═════ Provided data

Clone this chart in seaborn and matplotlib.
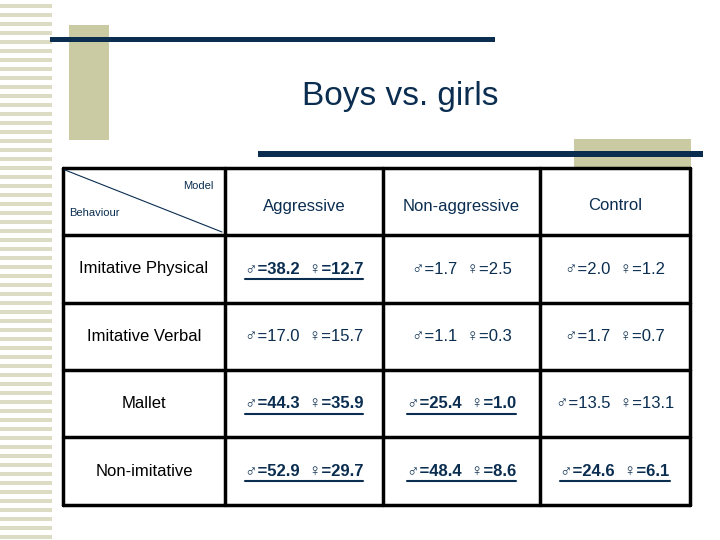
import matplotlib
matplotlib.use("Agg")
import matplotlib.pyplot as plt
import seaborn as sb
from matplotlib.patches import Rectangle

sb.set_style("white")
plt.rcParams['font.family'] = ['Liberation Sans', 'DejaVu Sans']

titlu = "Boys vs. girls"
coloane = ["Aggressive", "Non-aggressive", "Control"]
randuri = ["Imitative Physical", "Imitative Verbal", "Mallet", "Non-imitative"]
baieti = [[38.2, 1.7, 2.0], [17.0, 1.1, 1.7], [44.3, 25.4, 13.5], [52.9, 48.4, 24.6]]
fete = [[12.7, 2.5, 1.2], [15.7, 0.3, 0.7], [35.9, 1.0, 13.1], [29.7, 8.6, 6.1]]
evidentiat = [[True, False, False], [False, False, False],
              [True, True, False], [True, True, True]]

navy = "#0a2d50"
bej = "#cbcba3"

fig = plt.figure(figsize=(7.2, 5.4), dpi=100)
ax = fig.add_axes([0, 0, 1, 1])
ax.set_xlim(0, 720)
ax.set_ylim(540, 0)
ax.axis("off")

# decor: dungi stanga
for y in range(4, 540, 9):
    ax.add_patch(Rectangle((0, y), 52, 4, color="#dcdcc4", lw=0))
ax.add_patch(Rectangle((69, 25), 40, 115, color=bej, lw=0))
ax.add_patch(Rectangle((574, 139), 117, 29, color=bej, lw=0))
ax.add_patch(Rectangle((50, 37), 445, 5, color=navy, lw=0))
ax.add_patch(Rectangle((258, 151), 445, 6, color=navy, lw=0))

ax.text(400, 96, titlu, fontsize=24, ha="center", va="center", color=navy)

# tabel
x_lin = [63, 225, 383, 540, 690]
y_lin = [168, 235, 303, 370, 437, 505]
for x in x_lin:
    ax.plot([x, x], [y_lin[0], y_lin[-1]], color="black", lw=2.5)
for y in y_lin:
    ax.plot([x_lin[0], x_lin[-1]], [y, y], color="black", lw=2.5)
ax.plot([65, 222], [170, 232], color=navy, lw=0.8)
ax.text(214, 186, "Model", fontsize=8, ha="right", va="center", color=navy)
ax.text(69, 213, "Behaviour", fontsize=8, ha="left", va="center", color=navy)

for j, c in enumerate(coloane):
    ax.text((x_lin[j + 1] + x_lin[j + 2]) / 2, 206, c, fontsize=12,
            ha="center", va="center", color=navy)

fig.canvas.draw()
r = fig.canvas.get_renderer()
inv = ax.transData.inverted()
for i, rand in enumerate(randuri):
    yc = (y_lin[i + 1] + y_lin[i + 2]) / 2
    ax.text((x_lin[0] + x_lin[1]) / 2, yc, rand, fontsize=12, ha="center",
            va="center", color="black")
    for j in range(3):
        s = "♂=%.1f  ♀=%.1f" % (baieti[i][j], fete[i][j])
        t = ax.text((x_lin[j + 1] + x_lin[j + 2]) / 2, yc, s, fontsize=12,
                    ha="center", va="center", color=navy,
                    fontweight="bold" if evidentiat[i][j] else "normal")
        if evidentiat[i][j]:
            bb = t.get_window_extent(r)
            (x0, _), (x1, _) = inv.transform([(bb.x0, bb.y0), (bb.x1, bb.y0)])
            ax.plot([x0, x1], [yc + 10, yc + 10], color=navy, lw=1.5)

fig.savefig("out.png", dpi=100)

══════════

=== Task description ===
Set down the complete material exactly, but do not include the images.

=== Final answer ===
Clone this chart in seaborn and matplotlib.
import matplotlib
matplotlib.use("Agg")
import matplotlib.pyplot as plt
import seaborn as sb
from matplotlib.patches import Rectangle

sb.set_style("white")
plt.rcParams['font.family'] = ['Liberation Sans', 'DejaVu Sans']

titlu = "Boys vs. girls"
coloane = ["Aggressive", "Non-aggressive", "Control"]
randuri = ["Imitative Physical", "Imitative Verbal", "Mallet", "Non-imitative"]
baieti = [[38.2, 1.7, 2.0], [17.0, 1.1, 1.7], [44.3, 25.4, 13.5], [52.9, 48.4, 24.6]]
fete = [[12.7, 2.5, 1.2], [15.7, 0.3, 0.7], [35.9, 1.0, 13.1], [29.7, 8.6, 6.1]]
evidentiat = [[True, False, False], [False, False, False],
              [True, True, False], [True, True, True]]

navy = "#0a2d50"
bej = "#cbcba3"

fig = plt.figure(figsize=(7.2, 5.4), dpi=100)
ax = fig.add_axes([0, 0, 1, 1])
ax.set_xlim(0, 720)
ax.set_ylim(540, 0)
ax.axis("off")

# decor: dungi stanga
for y in range(4, 540, 9):
    ax.add_patch(Rectangle((0, y), 52, 4, color="#dcdcc4", lw=0))
ax.add_patch(Rectangle((69, 25), 40, 115, color=bej, lw=0))
ax.add_patch(Rectangle((574, 139), 117, 29, color=bej, lw=0))
ax.add_patch(Rectangle((50, 37), 445, 5, color=navy, lw=0))
ax.add_patch(Rectangle((258, 151), 445, 6, color=navy, lw=0))

ax.text(400, 96, titlu, fontsize=24, ha="center", va="center", color=navy)

# tabel
x_lin = [63, 225, 383, 540, 690]
y_lin = [168, 235, 303, 370, 437, 505]
for x in x_lin:
    ax.plot([x, x], [y_lin[0], y_lin[-1]], color="black", lw=2.5)
for y in y_lin:
    ax.plot([x_lin[0], x_lin[-1]], [y, y], color="black", lw=2.5)
ax.plot([65, 222], [170, 232], color=navy, lw=0.8)
ax.text(214, 186, "Model", fontsize=8, ha="right", va="center", color=navy)
ax.text(69, 213, "Behaviour", fontsize=8, ha="left", va="center", color=navy)

for j, c in enumerate(coloane):
    ax.text((x_lin[j + 1] + x_lin[j + 2]) / 2, 206, c, fontsize=12,
            ha="center", va="center", color=navy)

fig.canvas.draw()
r = fig.canvas.get_renderer()
inv = ax.transData.inverted()
for i, rand in enumerate(randuri):
    yc = (y_lin[i + 1] + y_lin[i + 2]) / 2
    ax.text((x_lin[0] + x_lin[1]) / 2, yc, rand, fontsize=12, ha="center",
            va="center", color="black")
    for j in range(3):
        s = "♂=%.1f  ♀=%.1f" % (baieti[i][j], fete[i][j])
        t = ax.text((x_lin[j + 1] + x_lin[j + 2]) / 2, yc, s, fontsize=12,
                    ha="center", va="center", color=navy,
                    fontweight="bold" if evidentiat[i][j] else "normal")
        if evidentiat[i][j]:
            bb = t.get_window_extent(r)
            (x0, _), (x1, _) = inv.transform([(bb.x0, bb.y0), (bb.x1, bb.y0)])
            ax.plot([x0, x1], [yc + 10, yc + 10], color=navy, lw=1.5)

fig.savefig("out.png", dpi=100)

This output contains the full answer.